Windowpane Wrap by Christine Jablonski and Blanket of Dreams by Malynda Allen were both woven for lucky spouses!

It was for all of the above reasons that we decided to make wool and wool blends the theme of Handwoven January/February 2023. And as always, I fell in love with the projects. A couple were woven for the weavers’ lucky spouses: a simple but beautiful plain-weave Windowpane Wrap by Christine Jablonski and a colorful doublewidth plaid blanket by Malynda Allen. Some of the projects were on the more complex side; for instance, The Sashiko-Ori Throw by Beth Ross Johnson uses supplementary warp and weft for its patterning, and the Interplay Scarf by Lynn Novotnak combines a wide variety of colors in a deflected doubleweave structure. In between those two types of projects are 7 others including scarves, shawls, a cowl, and a vest, all woven with wool and wool blends.

Beth Ross Johnson’s Sashiko-Ori Throw and Lynn Novotnak’s Interplay Scarf are two of the more complex projects in the issue.

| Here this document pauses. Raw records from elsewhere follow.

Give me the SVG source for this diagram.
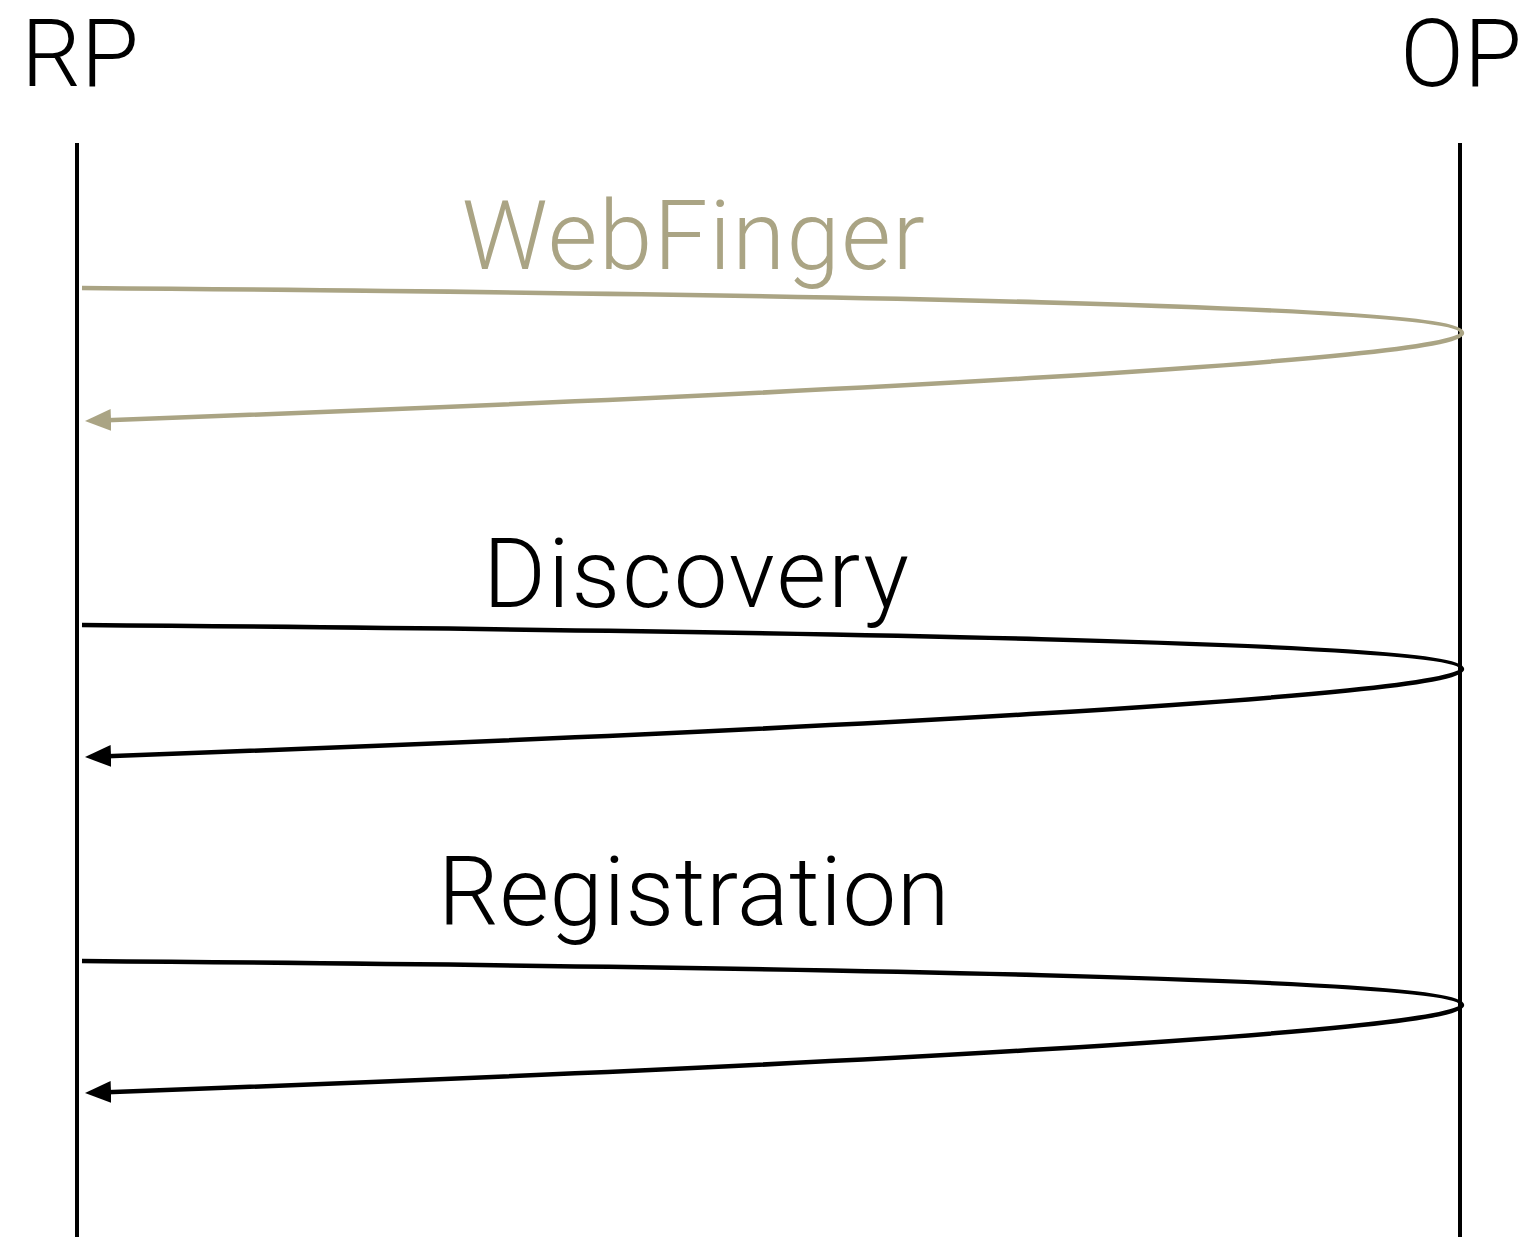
<svg xmlns="http://www.w3.org/2000/svg" width="1534" height="1237" viewBox="0 0 1534 1237">
<style>
.lbl{font-family:Roboto,"Liberation Sans",sans-serif;font-weight:300;font-size:96px}
.hd{font-size:94px}
.life{stroke:#000;stroke-width:4;fill:none}
.msg{fill:none;stroke-width:4.5}
.wf{stroke:#aaa484}
.blk{stroke:#000}
</style>
<defs>
<marker id="ahw" markerUnits="userSpaceOnUse" markerWidth="30" markerHeight="24" viewBox="0 0 30 24" refX="11" refY="12" orient="auto">
<path d="M26,12 L0,1 L0,23 Z" fill="#aaa484"/>
</marker>
<marker id="ahb" markerUnits="userSpaceOnUse" markerWidth="30" markerHeight="24" viewBox="0 0 30 24" refX="11" refY="12" orient="auto">
<path d="M26,12 L0,1 L0,23 Z" fill="#000"/>
</marker>
</defs>
<rect width="1534" height="1237" fill="#fff"/>
<g id="rp">
<text class="lbl hd" x="80" y="86" text-anchor="middle">RP</text>
<line class="life" x1="77" y1="143" x2="77" y2="1237"/>
</g>
<g id="op">
<text class="lbl hd" x="1461" y="86" text-anchor="middle">OP</text>
<line class="life" x1="1460" y1="143" x2="1460" y2="1237"/>
</g>
<g id="connectors">
<path class="msg wf" d="M82,288 C800,294 1462,305 1462,333 C1462,360 800,395 100,420.4" marker-end="url(#ahw)"/>
<path class="msg blk" d="M82,625 C800,631 1462,642 1462,669 C1462,696 800,731 100,756.4" marker-end="url(#ahb)"/>
<path class="msg blk" d="M82,961 C800,967 1462,978 1462,1005 C1462,1032 800,1067 100,1092.4" marker-end="url(#ahb)"/>
</g>
<g id="labels">
<text class="lbl" x="694" y="269" text-anchor="middle" fill="#aaa484" letter-spacing="1.5">WebFinger</text>
<text class="lbl" x="697" y="607" text-anchor="middle" letter-spacing="2">Discovery</text>
<text class="lbl" x="694" y="925" text-anchor="middle" letter-spacing="0.5">Registration</text>
</g>
</svg>
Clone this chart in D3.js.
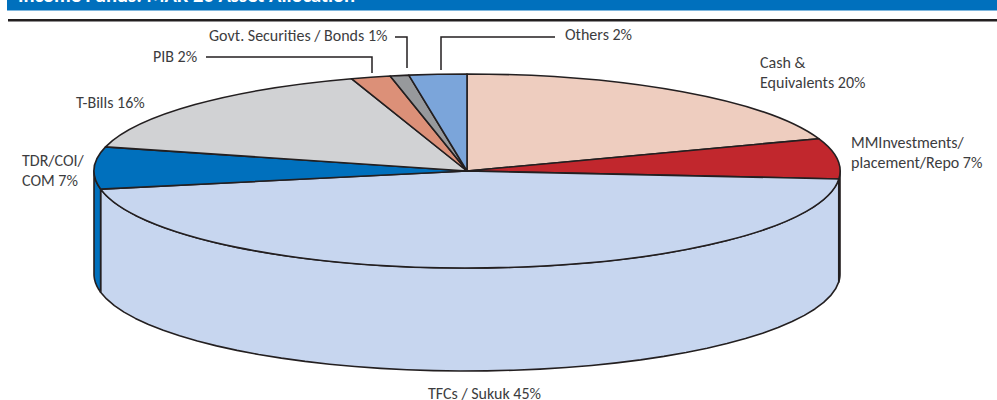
<!DOCTYPE html>
<html>
<head>
<meta charset="utf-8">
<script src="https://cdn.jsdelivr.net/npm/d3@7"></script>
<style>
  html, body { margin: 0; padding: 0; background: #fff; overflow: hidden; }
  text { font-family: Carlito, "Open Sans", "Noto Sans", sans-serif; font-size: 16px; fill: #3c3c3e; }
  .edge { stroke: #231f20; stroke-width: 1.6; fill: none; vector-effect: non-scaling-stroke; }
</style>
</head>
<body>
<div id="chart"></div>
<script>
const slices = ["Cash", "MM", "TFC", "TDR", "TBills", "PIB", "Govt", "Others"];
const shares = [19.6, 6.7, 45.7, 7.0, 16.0, 1.7, 0.8, 2.5];
const colors = ["#eecdbf", "#c1272d", "#c7d6ef", "#0070bd", "#d1d2d4", "#dc9078", "#97999c", "#7ba5da"];
const titleText = "Income Funds: MAR 20 Asset Allocation";

const width = 997, height = 400;
const cx = 467, cy = 171, rx = 373, ry = 97, depth = 103;

const svg = d3.select("#chart").append("svg")
    .attr("width", width)
    .attr("height", height);

// header band, title is cut by the top of the page
svg.append("rect").attr("x", 7).attr("y", 0).attr("width", 990).attr("height", 10.5).attr("fill", "#0070bd");
svg.append("text").attr("x", 18).attr("y", 2)
    .style("font-size", "20.5px").style("font-weight", "bold").style("fill", "#fff")
    .text(titleText);
svg.append("rect").attr("x", 8).attr("y", 19).attr("width", 989).attr("height", 2.5).attr("fill", "#231f20");

const pie = d3.pie().sort(null).value(d => d);
const arcs = pie(shares);

function px(a) { return cx + rx * Math.sin(a); }
function py(a, dy) { return cy - ry * Math.cos(a) + dy; }

// wall of the cylinder between two angles, only the front half is visible
function wall(a0, a1) {
  const p = d3.path();
  p.moveTo(px(a0), py(a0, 0));
  p.lineTo(px(a0), py(a0, depth));
  const n = 40;
  for (let i = 1; i <= n; i++) {
    const a = a0 + (a1 - a0) * i / n;
    p.lineTo(px(a), py(a, depth));
  }
  p.lineTo(px(a1), py(a1, 0));
  for (let i = n - 1; i >= 0; i--) {
    const a = a0 + (a1 - a0) * i / n;
    p.lineTo(px(a), py(a, 0));
  }
  p.closePath();
  return p.toString();
}

const walls = svg.append("g");
arcs.forEach(d => {
  const a0 = Math.max(d.startAngle, Math.PI / 2);
  const a1 = Math.min(d.endAngle, Math.PI * 1.5);
  if (a1 <= a0) return;
  walls.append("path")
      .attr("d", wall(a0, a1))
      .attr("fill", colors[d.index])
      .attr("stroke", "#231f20")
      .attr("stroke-width", 1.6)
      .attr("stroke-linejoin", "round");
});

// top face: unit-radius arcs squashed to the ellipse
const arc = d3.arc().innerRadius(0).outerRadius(1);
svg.append("g")
    .attr("transform", `translate(${cx},${cy}) scale(${rx},${ry})`)
    .selectAll("path")
    .data(arcs)
    .join("path")
    .attr("class", "edge")
    .attr("d", arc)
    .style("fill", d => colors[d.index])
    .attr("stroke-linejoin", "round");

// labels and their leader lines
const labels = [
  { lines: ["Cash &", "Equivalents 20%"], x: 760, y: 68 },
  { lines: ["MMInvestments/", "placement/Repo 7%"], x: 851, y: 148 },
  { lines: ["TFCs / Sukuk 45%"], x: 428, y: 399 },
  { lines: ["TDR/COI/", "COM 7%"], x: 22, y: 166 },
  { lines: ["T-Bills 16%"], x: 76, y: 108 },
  { lines: ["PIB 2%"], x: 153, y: 62 },
  { lines: ["Govt. Securities / Bonds 1%"], x: 209, y: 41 },
  { lines: ["Others 2%"], x: 565, y: 40 }
];
const leaders = [
  [[206, 57], [372, 57], [372, 73]],
  [[395, 37], [407, 37], [407, 68]],
  [[555, 37], [441, 37], [441, 70]]
];

labels.forEach(l => {
  const t = svg.append("text").attr("x", l.x).attr("y", l.y);
  l.lines.forEach((s, i) => {
    t.append("tspan").attr("x", l.x).attr("dy", i ? 20 : 0).text(s);
  });
});

const leader = d3.line();
svg.append("g").selectAll("path")
    .data(leaders)
    .join("path")
    .attr("d", leader)
    .attr("fill", "none")
    .attr("stroke", "#231f20")
    .attr("stroke-width", 1.5);
</script>
</body>
</html>
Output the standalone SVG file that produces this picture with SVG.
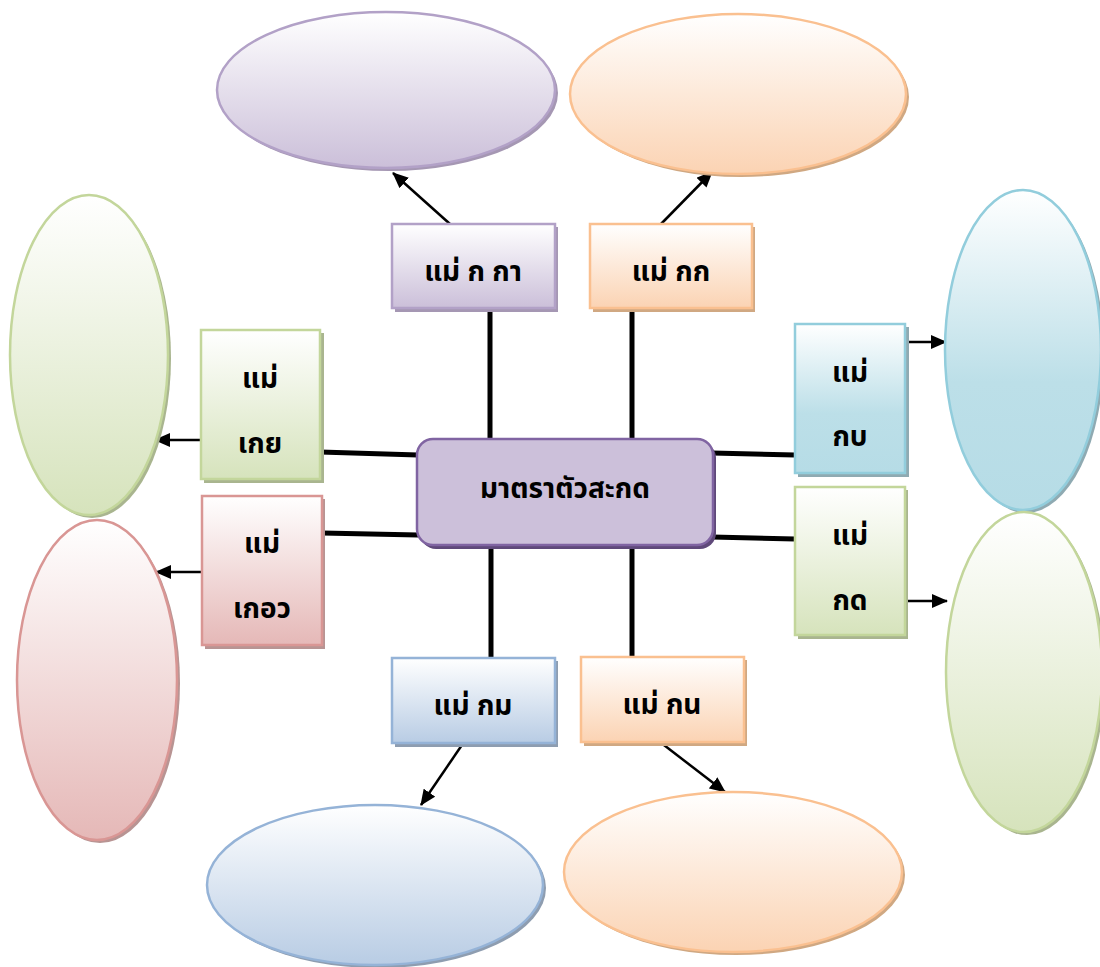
<svg xmlns="http://www.w3.org/2000/svg" width="1100" height="967" viewBox="0 0 1100 967">
<defs>
<linearGradient id="gPur" x1="0" y1="0" x2="0" y2="1"><stop offset="0" stop-color="#ffffff"/><stop offset="1" stop-color="#CBBFD9"/></linearGradient>
<linearGradient id="gOra" x1="0" y1="0" x2="0" y2="1"><stop offset="0" stop-color="#ffffff"/><stop offset="1" stop-color="#FBD3B3"/></linearGradient>
<linearGradient id="gGrn" x1="0" y1="0" x2="0" y2="1"><stop offset="0" stop-color="#ffffff"/><stop offset="1" stop-color="#D6E3BC"/></linearGradient>
<linearGradient id="gCya" x1="0" y1="0" x2="0" y2="1"><stop offset="0" stop-color="#ffffff"/><stop offset="0.6" stop-color="#BCDFE8"/><stop offset="1" stop-color="#B6DCE6"/></linearGradient>
<linearGradient id="gRed" x1="0" y1="0" x2="0" y2="1"><stop offset="0" stop-color="#ffffff"/><stop offset="1" stop-color="#E5B8B7"/></linearGradient>
<linearGradient id="gBlu" x1="0" y1="0" x2="0" y2="1"><stop offset="0" stop-color="#ffffff"/><stop offset="1" stop-color="#B8CCE4"/></linearGradient>
<marker id="arr" markerUnits="userSpaceOnUse" markerWidth="16" markerHeight="14" refX="15" refY="7" orient="auto">
<path d="M0,0 L16,7 L0,14 Z" fill="#000"/>
</marker>
</defs>
<style>
.pur{fill:url(#gPur);stroke:#B2A1C7;stroke-width:2.5}
.ora{fill:url(#gOra);stroke:#FAC090;stroke-width:2.5}
.grn{fill:url(#gGrn);stroke:#C3D69B;stroke-width:2.5}
.cya{fill:url(#gCya);stroke:#92CDDC;stroke-width:2.5}
.red{fill:url(#gRed);stroke:#D99694;stroke-width:2.5}
.blu{fill:url(#gBlu);stroke:#95B3D7;stroke-width:2.5}
.shPur{fill:#A597B3}
.shOra{fill:#D0A882}
.shGrn{fill:#A9B58F}
.shCya{fill:#8FAAB2}
.shRed{fill:#B89493}
.shBlu{fill:#8E9DB0}
.t{font-family:"Noto Sans Thai","Noto Sans","DejaVu Sans",sans-serif;font-weight:bold;font-size:28px;fill:#000;text-anchor:middle}
.thick{stroke:#000;stroke-width:5;fill:none}
.arrow{stroke:#000;stroke-width:2.5;fill:none;marker-end:url(#arr)}
</style>

<g id="connectors">
<line class="thick" x1="490" y1="308" x2="490" y2="440"/>
<line class="thick" x1="632" y1="308" x2="632" y2="440"/>
<line class="thick" x1="491" y1="545" x2="491" y2="658"/>
<line class="thick" x1="632" y1="545" x2="632" y2="657"/>
<line class="thick" x1="320" y1="452" x2="418" y2="455"/>
<line class="thick" x1="322" y1="533" x2="418" y2="535"/>
<line class="thick" x1="712" y1="453" x2="795" y2="455"/>
<line class="thick" x1="712" y1="537" x2="795" y2="539"/>
<line class="arrow" x1="450" y1="224" x2="393" y2="173"/>
<line class="arrow" x1="661" y1="224" x2="712" y2="172"/>
<line class="arrow" x1="201" y1="440" x2="155" y2="440"/>
<line class="arrow" x1="201" y1="572" x2="156" y2="572"/>
<line class="arrow" x1="905" y1="342" x2="946" y2="342"/>
<line class="arrow" x1="905" y1="601" x2="947" y2="601"/>
<line class="arrow" x1="464" y1="742" x2="421" y2="805"/>
<line class="arrow" x1="660" y1="742" x2="725" y2="792"/>
</g>

<g id="ellipse-top-left">
<ellipse class="shPur" cx="389" cy="93" rx="169" ry="78"/>
<ellipse class="pur" cx="386" cy="90" rx="169" ry="78"/>
</g>
<g id="ellipse-top-right">
<ellipse class="shOra" cx="741" cy="97" rx="168" ry="80"/>
<ellipse class="ora" cx="738" cy="94" rx="168" ry="80"/>
</g>
<g id="ellipse-left-top">
<ellipse class="shGrn" cx="92" cy="358" rx="79" ry="160"/>
<ellipse class="grn" cx="89" cy="355" rx="79" ry="160"/>
</g>
<g id="ellipse-left-bottom">
<ellipse class="shRed" cx="100" cy="683" rx="80" ry="160"/>
<ellipse class="red" cx="97" cy="680" rx="80" ry="160"/>
</g>
<g id="ellipse-right-top">
<ellipse class="shCya" cx="1026" cy="353" rx="78" ry="160"/>
<ellipse class="cya" cx="1023" cy="350" rx="78" ry="160"/>
</g>
<g id="ellipse-right-bottom">
<ellipse class="shGrn" cx="1027" cy="675" rx="78" ry="160"/>
<ellipse class="grn" cx="1024" cy="672" rx="78" ry="160"/>
</g>
<g id="ellipse-bottom-left">
<ellipse class="shBlu" cx="378" cy="888" rx="168" ry="80"/>
<ellipse class="blu" cx="375" cy="885" rx="168" ry="80"/>
</g>
<g id="ellipse-bottom-right">
<ellipse class="shOra" cx="736" cy="875" rx="169" ry="80"/>
<ellipse class="ora" cx="733" cy="872" rx="169" ry="80"/>
</g>

<g id="center">
<rect x="420" y="442" width="296" height="107" rx="16" fill="#5F497A"/>
<rect x="417" y="439" width="296" height="106" rx="16" fill="#CCC0DA" stroke="#8064A2" stroke-width="2.5"/>
<text class="t" x="565" y="498">มาตราตัวสะกด</text>
</g>

<g id="box-kka">
<rect class="shPur" x="395" y="227" width="163" height="85"/>
<rect class="pur" x="392" y="224" width="163" height="84"/>
<text class="t" x="473" y="281">แม่ ก กา</text>
</g>
<g id="box-kok">
<rect class="shOra" x="593" y="227" width="162" height="85"/>
<rect class="ora" x="590" y="224" width="162" height="84"/>
<text class="t" x="671" y="281">แม่ กก</text>
</g>
<g id="box-koey">
<rect class="shGrn" x="204" y="333" width="120" height="150"/>
<rect class="grn" x="201" y="330" width="119" height="149"/>
<text class="t" x="260" y="388">แม่</text>
<text class="t" x="260" y="453">เกย</text>
</g>
<g id="box-koew">
<rect class="shRed" x="205" y="499" width="120" height="150"/>
<rect class="red" x="202" y="496" width="120" height="149"/>
<text class="t" x="262" y="553">แม่</text>
<text class="t" x="262" y="618">เกอว</text>
</g>
<g id="box-kob">
<rect class="shCya" x="798" y="327" width="111" height="150"/>
<rect class="cya" x="795" y="324" width="110" height="149"/>
<text class="t" x="850" y="382">แม่</text>
<text class="t" x="850" y="446">กบ</text>
</g>
<g id="box-kod">
<rect class="shGrn" x="798" y="490" width="110" height="149"/>
<rect class="grn" x="795" y="487" width="110" height="148"/>
<text class="t" x="850" y="545">แม่</text>
<text class="t" x="850" y="610">กด</text>
</g>
<g id="box-kom">
<rect class="shBlu" x="395" y="661" width="163" height="86"/>
<rect class="blu" x="392" y="658" width="163" height="85"/>
<text class="t" x="473" y="715">แม่ กม</text>
</g>
<g id="box-kon">
<rect class="shOra" x="584" y="660" width="163" height="86"/>
<rect class="ora" x="581" y="657" width="163" height="85"/>
<text class="t" x="662" y="714">แม่ กน</text>
</g>
</svg>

Several of the articles in the issue are wool-centric, including one by Yvonne Ellsworth on Abundant Earth Fiber—a small-batch mill, and another by Stacy Swenck about the Slow and Local Fibershed project she and other weavers, spinners, dyers, and sewists took part in. I was particularly taken with our Endnotes article by Marsha Lodge titled “Don't Throw Your Wool Away.” Marsha describes how her worries about her family throwing her handspun yarn into the dumpster pushed her to finally put it on her loom to weave a blanket. Her concerns resonated with me!

Whether you are an experienced or a beginning weaver, there is a lot to love in this issue of Handwoven. After all, it’s about wool, a wonderful fiber for weaving.